=== What you are asked to do ===
Restate the data exactly as given and keep the pictures out.

=== Supplied data ===

++++++

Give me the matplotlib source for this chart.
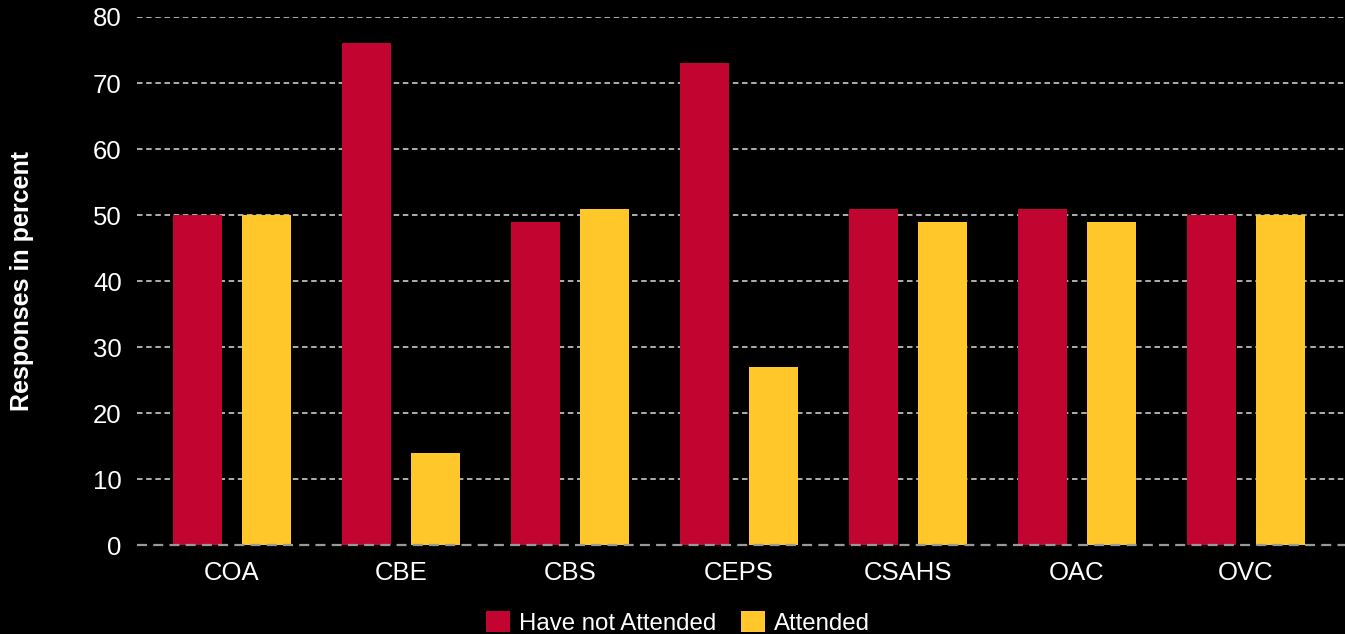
import matplotlib
matplotlib.use("Agg")
import matplotlib.pyplot as plt
from matplotlib.patches import Patch
import numpy as np

categories = ["COA", "CBE", "CBS", "CEPS", "CSAHS", "OAC", "OVC"]
have_not_attended = [50, 76, 49, 73, 51, 51, 50]
attended = [50, 14, 51, 27, 49, 49, 50]
series_names = ["Have not Attended", "Attended"]
yticks = [0, 10, 20, 30, 40, 50, 60, 70, 80]

RED = "#C20430"
YELLOW = "#FFC72A"
FONT = ["Liberation Sans", "DejaVu Sans"]
plt.rcParams["font.family"] = FONT

fig = plt.figure(figsize=(13.45, 6.34), dpi=100, facecolor="black")
ax = fig.add_axes([137 / 1345, 1 - 546 / 634, 1 - 137 / 1345, (546 - 17) / 634])
ax.set_facecolor("black")

x = np.arange(len(categories))
w = 0.29
off = 0.204
ax.bar(x - off, have_not_attended, w, color=RED, zorder=3)
ax.bar(x + off, attended, w, color=YELLOW, zorder=3)

ax.set_xlim(-0.562, 6.586)
ax.set_ylim(-0.1, 79.9)
ax.set_yticks(yticks)
for t in yticks[1:]:
    ax.axhline(t, color="#dddddd", lw=1.1, ls=(0, (3.6, 2.4)), zorder=1)
ax.axhline(0, color="#999999", lw=1.6, ls=(0, (4.5, 2.8)), zorder=4, clip_on=False)

for s in ax.spines.values():
    s.set_visible(False)
ax.set_xticks(x)
ax.set_xticklabels(categories)
ax.tick_params(axis="both", length=0, colors="white", labelsize=18.5)
ax.tick_params(axis="y", pad=11)
ax.tick_params(axis="x", pad=11)

fig.text(0.0165, 1 - 281 / 634, "Responses in percent", rotation=90, color="white",
         fontsize=18, fontweight="bold", ha="center", va="center")

handles = [Patch(facecolor=RED, edgecolor="none"), Patch(facecolor=YELLOW, edgecolor="none")]
leg = fig.legend(handles, series_names, loc="upper center", bbox_to_anchor=(0.504, 0.037),
                 ncol=2, frameon=False, fontsize=17.3, handlelength=1.0, handleheight=1.0,
                 handletextpad=0.4, columnspacing=1.0, borderpad=0, borderaxespad=0)
for t in leg.get_texts():
    t.set_color("white")

fig.savefig("out.png", dpi=100, facecolor="black")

++++++

=== Result ===
Give me the matplotlib source for this chart.
import matplotlib
matplotlib.use("Agg")
import matplotlib.pyplot as plt
from matplotlib.patches import Patch
import numpy as np

categories = ["COA", "CBE", "CBS", "CEPS", "CSAHS", "OAC", "OVC"]
have_not_attended = [50, 76, 49, 73, 51, 51, 50]
attended = [50, 14, 51, 27, 49, 49, 50]
series_names = ["Have not Attended", "Attended"]
yticks = [0, 10, 20, 30, 40, 50, 60, 70, 80]

RED = "#C20430"
YELLOW = "#FFC72A"
FONT = ["Liberation Sans", "DejaVu Sans"]
plt.rcParams["font.family"] = FONT

fig = plt.figure(figsize=(13.45, 6.34), dpi=100, facecolor="black")
ax = fig.add_axes([137 / 1345, 1 - 546 / 634, 1 - 137 / 1345, (546 - 17) / 634])
ax.set_facecolor("black")

x = np.arange(len(categories))
w = 0.29
off = 0.204
ax.bar(x - off, have_not_attended, w, color=RED, zorder=3)
ax.bar(x + off, attended, w, color=YELLOW, zorder=3)

ax.set_xlim(-0.562, 6.586)
ax.set_ylim(-0.1, 79.9)
ax.set_yticks(yticks)
for t in yticks[1:]:
    ax.axhline(t, color="#dddddd", lw=1.1, ls=(0, (3.6, 2.4)), zorder=1)
ax.axhline(0, color="#999999", lw=1.6, ls=(0, (4.5, 2.8)), zorder=4, clip_on=False)

for s in ax.spines.values():
    s.set_visible(False)
ax.set_xticks(x)
ax.set_xticklabels(categories)
ax.tick_params(axis="both", length=0, colors="white", labelsize=18.5)
ax.tick_params(axis="y", pad=11)
ax.tick_params(axis="x", pad=11)

fig.text(0.0165, 1 - 281 / 634, "Responses in percent", rotation=90, color="white",
         fontsize=18, fontweight="bold", ha="center", va="center")

handles = [Patch(facecolor=RED, edgecolor="none"), Patch(facecolor=YELLOW, edgecolor="none")]
leg = fig.legend(handles, series_names, loc="upper center", bbox_to_anchor=(0.504, 0.037),
                 ncol=2, frameon=False, fontsize=17.3, handlelength=1.0, handleheight=1.0,
                 handletextpad=0.4, columnspacing=1.0, borderpad=0, borderaxespad=0)
for t in leg.get_texts():
    t.set_color("white")

fig.savefig("out.png", dpi=100, facecolor="black")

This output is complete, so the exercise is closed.